Despite various differences, there is one common thread that connects all of the human beings. We, most of us, feel pain, joy, and a multitude of other emotions in a certain way.
There is an understanding of how it feels under some known circumstances. But do we all feel the same way? A gunshot kills someone. Simultaneously, the death caused by the gunshot comforts someone else. Do we all feel emotions the same way?
The ability to feel what others feel is empathy and its in-depth understanding is not as simple as its definition.
Two zen monks walk down a path of natural scenery and they stop besides a pond. One of the monks looked at the fishes swimming in the pond and said ‘How great time they are having? They look so joyous’. The other monk asked ‘How do you know what the fish feels. You are not a fish’. The other monk replied: ‘How do you know what I feel. You are not me’.
Empathy – The paradox
Can you feel what others feel? If yes, how precisely do you know what they feel?
If no, how do you know your feelings are not identical to the other one’s without feeling it? This philosophical paradox on empathy is centuries old and the answer is not an indefinite one.
There are more conundrums on empathy.
When do you start to empathize? As kids? If yes, do kids have their mind developed complex on a full scale to understand others’ feelings? If no, do they learn empathy while they grow?
If you learn to empathize as you grow, would there be war machines and weaponry, today? If you are born with empathy, why is so much hatred and chaos and not peace?
Maybe, we all aren’t identical? Not one species?
Despite the difference in our ability to laugh or empathize at one’s misfortune, we are all driven by our inherent self-centeredness. If it costs nothing personally, we have the tendency to empathize.
One of the recent experiments conducted- by Dr. Daryl Cameron from Pennsylvania State University and Keith Payne, a psychologist- studied people’s empathetic behavior when they knew about some child refugees from Darfur region of Sudan.
Half of the people studied were told to make a donation if they feel empathetic towards the child refugees whereas the rest could empathize with no financial cost attached. You know the results.
We are one species. What moral good does dead empathy bring?
Empathy, as it should be a natural tendency to us, human beings, driven by a moral reason is a matter of choice. A heinous one.
A white nationalist may not see a white man killing dozens of people with a machine gun the same way as a man from a different ethnic origin that commits the inhuman crime of similar capacity.
The pain is not the same. The choice between the good and the bad yields to a self-soothing, immoral brutality.

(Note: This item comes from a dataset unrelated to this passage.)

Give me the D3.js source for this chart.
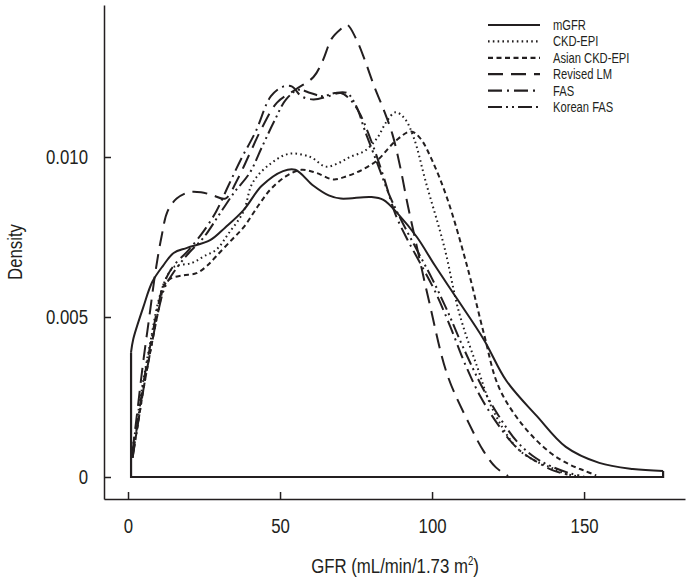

The answers to the conundrums of empathy could convolute further and beyond before we realize that we are trying to understand something that we are born with but eventually lost in our journeys of various pursuits.
The attribute of empathy is inearthed when human beings are born, suggest many research.
When infants, six-months-old, were studied, they showed a strong desire to empathize.
Recent studies also suggest that natural traits ingrained in human beings don’t necessarily have to be perpetual. Evolution can play its trick.
Empathy has been declining among the youth over the past 30 years, finds out a research spearheaded by Sara H. Konrath from University of Michigan, Ann Harbor in 2011.
Empathy has been in a freefall since 1980 and the fall is so steep during the last 10 years, finds the research.
Empathy – The philosophy
If human beings are born with empathy, how would it tend to decline? Well, it is. It comes down to what we choose between moral righteousness and bigoted self-righteousness. A matter of choice.
If it doesn’t cost a penny or any ilk of personal loss, there would be compassion and empathy.
The ability to feel others pain in adverse times is a godly trait, we the human beings are born with.
It doesn’t have to be limited to a group of people that one belongs to or declined to another sect of people that one doesn’t belong to. We are one of the same kind.
In modern times, when given a choice, personal gains and self-appeasement outplay our moral strength to share and respect the value of other lives. Developing the behavior of empathy is no different from learning or developing a new skill for success.
It needs to be nurtured.
Challenging times should make people resilient in choosing what is morally right. Choose life. Let everyone win.